Sandeep Kumar, an M.A. student, says, “Many of us are afraid that we might have to look to do further studies in other universities, but I’m sure none of those places will be as convenient and cheap to live in as JNU campus. It’s difficult to even get hostels elsewhere.”

“JNU is more than just a place of learning. It’s a space that’s open, free and safe for women, and so it’s a place where research can really flourish,” says Ananya Alok, who did her M.A. from JNU, went on to do her M.Phil. from Delhi University and was looking to come back to JNU to do her Ph.D. from the Centre for Comparative Politics.

“There were no seats for direct Ph.D. in the centre at all, and so I can’t come back to study at the place I most wanted to be at,” Ms Alok said.

The JNU administration and vice-chancellor M. Jagadesh Kumar has maintained that the university is simply implementing the UGC notification.

“There are close to 800 universities and all have adopted it (the notification). JNU cannot differ because we get funding from same source, which is UGC,” Mr Kumar had said.

Union human resource development minister Prakash Javadekar also defended the decision in Parliament. But, while there is quite a wide consensus that ways of improving teaching can always be looked into, it is the manner and haste with which the administration is affecting changes that is worrying to many.

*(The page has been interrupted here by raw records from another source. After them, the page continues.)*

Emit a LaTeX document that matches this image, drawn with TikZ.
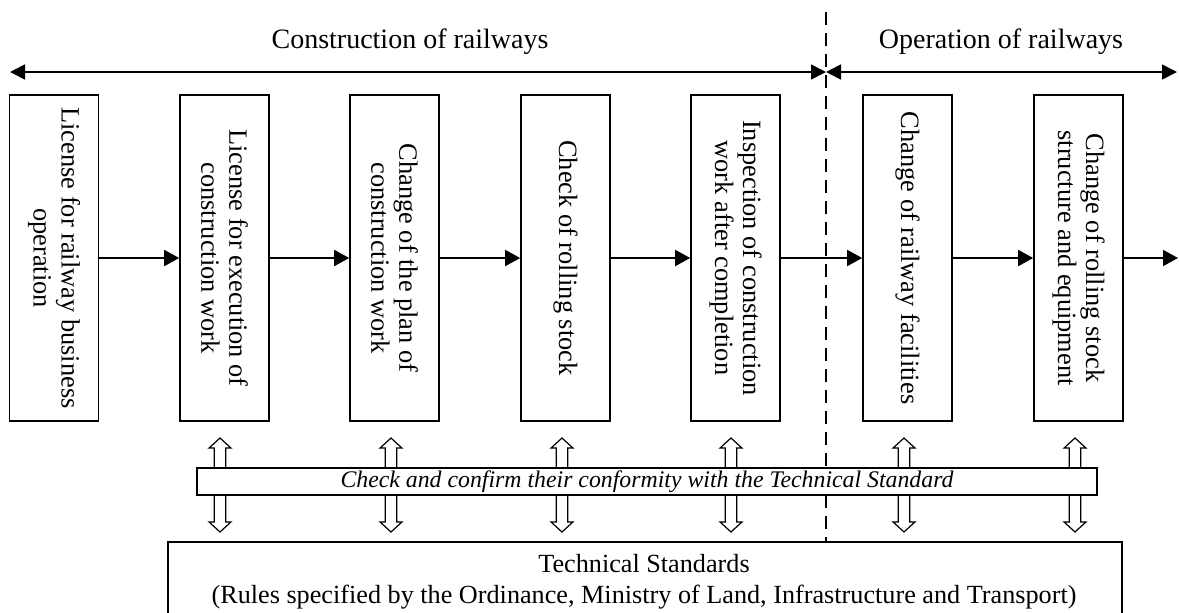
\documentclass[tikz,border=0pt]{standalone}
\usepackage{fontspec}
\setmainfont{Liberation Serif}
\usetikzlibrary{arrows.meta,shapes.arrows}
\tikzset{
  stepbox/.style={draw, line width=0.8pt, rotate=-90, minimum width=163pt, minimum height=44.5pt,
    align=center, inner sep=1pt, font=\fontsize{13.2}{14}\selectfont},
  phase/.style={font=\fontsize{14}{16}\selectfont, inner sep=0pt},
  span/.style={line width=0.8pt, {Triangle[length=7.5pt,width=7.5pt]}-{Triangle[length=7.5pt,width=7.5pt]}},
  flow/.style={line width=0.8pt, -{Triangle[length=7.5pt,width=8pt]}},
  divider/.style={line width=1.4pt, dash pattern=on 6.5pt off 4pt},
  checkarrow/.style={double arrow, draw, line width=0.6pt, fill=white, rotate=90, minimum height=47pt,
    inner xsep=0pt, inner ysep=2.6pt, double arrow head extend=2.6pt, double arrow tip angle=95},
  band/.style={draw, fill=white, line width=0.8pt, minimum width=450pt, minimum height=13.5pt,
    inner sep=0pt, font=\fontsize{11.9}{14}\selectfont\itshape},
  stdbox/.style={draw, fill=white, line width=0.8pt, minimum width=477pt, minimum height=39pt},
  stdtext/.style={align=center, inner sep=0pt, font=\fontsize{13.1}{15.5}\selectfont},
}
\begin{document}
\begin{tikzpicture}[x=0.5pt,y=-0.5pt]
\useasboundingbox (0,0) rectangle (1179,612);
% phases of the railway
\node[phase] (build) at (410,42) {Construction of railways};
\node[phase] (run) at (1001,42) {Operation of railways};
\coordinate (left) at (10,72);
\coordinate (div) at (826,72);
\coordinate (right) at (1177,72);
\draw[span] (left) -- (div);
\draw[span] (div) -- (right);

% procedures
\node[stepbox] (s1) at (54,258) {License for railway business\\operation};
\node[stepbox] (s2) at (224.5,258) {License for execution of\\construction work};
\node[stepbox] (s3) at (394.5,258) {Change of the plan of\\construction work};
\node[stepbox] (s4) at (565.5,258) {Check of rolling stock};
\node[stepbox] (s5) at (735.5,258) {Inspection of construction\\work after completion};
\node[stepbox] (s6) at (907.5,258) {Change of railway facilities};
\node[stepbox] (s7) at (1078.5,258) {Change of rolling stock\\structure and equipment};
\coordinate (end) at (1178,258);
\draw[flow] (s1) -- (s2);
\draw[flow] (s2) -- (s3);
\draw[flow] (s3) -- (s4);
\draw[flow] (s4) -- (s5);
\draw[flow] (s5) -- (s6);
\draw[flow] (s6) -- (s7);
\draw[flow] (s7) -- (end);

% standards
\node[stdbox] (std) at (645,581) {};
\node[stdtext] (stdlabel) at (644,582) {Technical Standards\\(Rules specified by the Ordinance, Ministry of Land, Infrastructure and Transport)};
\coordinate (divtop) at (826,12);
\draw[divider] (divtop) -- (divtop |- std.north);

% conformity checks
\node[checkarrow] (c2) at (220,485) {};
\node[checkarrow] (c3) at (391,485) {};
\node[checkarrow] (c4) at (562,485) {};
\node[checkarrow] (c5) at (731,485) {};
\node[checkarrow] (c6) at (904,485) {};
\node[checkarrow] (c7) at (1075,485) {};
\node[band] (check) at (647,481.5) {Check and confirm their conformity with the Technical Standard};
\end{tikzpicture}
\end{document}
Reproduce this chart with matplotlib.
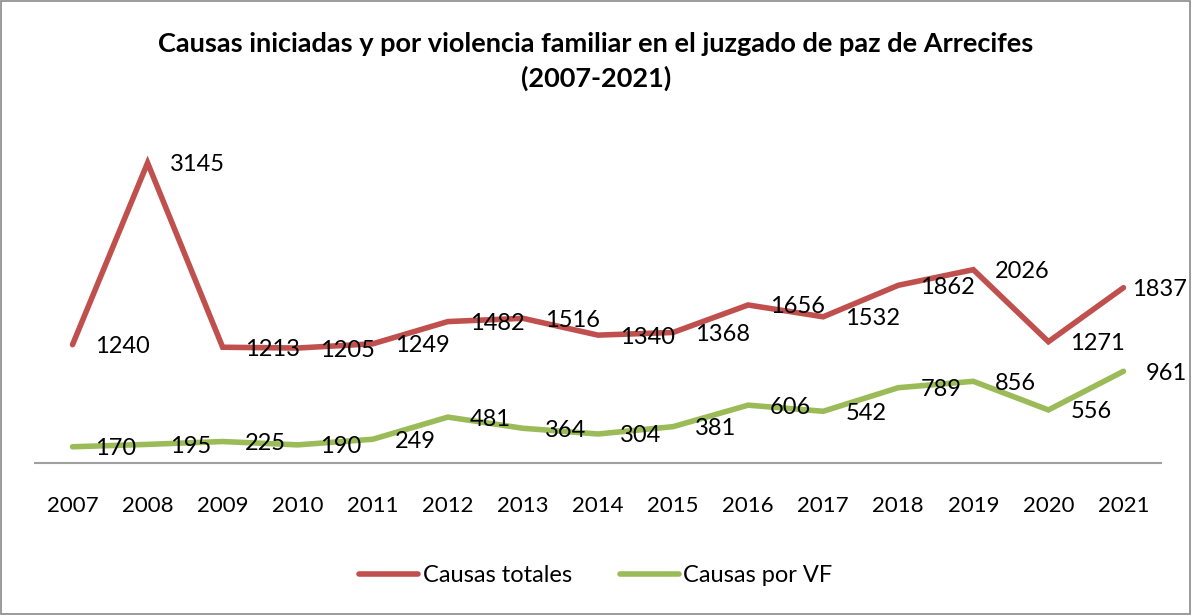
import matplotlib
matplotlib.use("Agg")
import matplotlib.pyplot as plt
from matplotlib.patches import Rectangle

years = ["2007", "2008", "2009", "2010", "2011", "2012", "2013", "2014",
         "2015", "2016", "2017", "2018", "2019", "2020", "2021"]
causas_totales = [1240, 3145, 1213, 1205, 1249, 1482, 1516, 1340, 1368,
                  1656, 1532, 1862, 2026, 1271, 1837]
causas_vf = [170, 195, 225, 190, 249, 481, 364, 304, 381, 606, 542, 789,
             856, 556, 961]

RED = "#C0504D"
GREEN = "#9BBB59"
FONT = "Lato"

fig = plt.figure(figsize=(11.92, 6.15), dpi=100)
fig.patch.set_facecolor("white")
fig.patches.append(Rectangle((0.0005, 0.001), 0.998, 0.997, transform=fig.transFigure,
                             fill=False, edgecolor="#8a8a8a", linewidth=1.2))

# plot area: x from 35 to 1161 px, y from 129 to 463 px (top-origin)
W, H = 1192, 615
ax = fig.add_axes([35 / W, 1 - 463 / H, (1161 - 35) / W, (463 - 129) / H])
x = list(range(len(years)))
ax.plot(x, causas_totales, color=RED, linewidth=4, solid_capstyle="round",
        solid_joinstyle="miter", label="Causas totales")
ax.plot(x, causas_vf, color=GREEN, linewidth=4, solid_capstyle="round",
        solid_joinstyle="miter", label="Causas por VF")

n = len(years)
for series in (causas_totales, causas_vf):
    for xi, v in zip(x, series):
        dx = 22
        if xi == n - 1 and series is causas_totales:
            dx = 9
        ax.annotate(str(v), (xi, v), xytext=(dx, -2), textcoords="offset pixels",
                    ha="left", va="center", fontsize=17, family=FONT, color="black")

ax.set_xlim(-0.5, n - 0.5)
ax.set_ylim(0, 3500)
ax.set_yticks([])
ax.set_xticks(x)
ax.set_xticklabels(years, fontsize=16, family=FONT)
ax.tick_params(axis="x", length=0, pad=24)
for s in ["top", "left", "right"]:
    ax.spines[s].set_visible(False)
ax.spines["bottom"].set_color("#a0a0a0")
ax.spines["bottom"].set_linewidth(1.5)
ax.patch.set_alpha(0)

fig.text(0.5, 1 - 44 / H, "Causas iniciadas y por violencia familiar en el juzgado de paz de Arrecifes",
         ha="center", va="center", fontsize=19.5, fontweight="bold", family=FONT)
fig.text(0.5, 1 - 78 / H, "(2007-2021)", ha="center", va="center",
         fontsize=19.5, fontweight="bold", family=FONT)

leg = fig.legend(loc="center", bbox_to_anchor=(0.5, 1 - 576 / H), ncol=2,
                 frameon=False, prop={"family": FONT, "size": 17},
                 handlelength=2.5, handletextpad=0.2, columnspacing=2.0)

fig.savefig("out.png", dpi=100, facecolor="white")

“The JNU administration’s determination to dismantle first, and think later, deals a blow to democracy, and all institutions of higher learning,” wrote Janaki Nair, who teaches at the Centre for Historical Studies, in an article for the Indian Express.

Ever since the university adopted the UGC notification, students and teachers have organised many protests. Some students also moved court against the decision.

While a single-judge bench of the Delhi high court had thrown out the plea against the new admission policies, the court on April 17 sent notices to the university to respond to a challenge against the order of the one-judge bench.

The HC has asked JNU to file its response through an affidavit before April 28.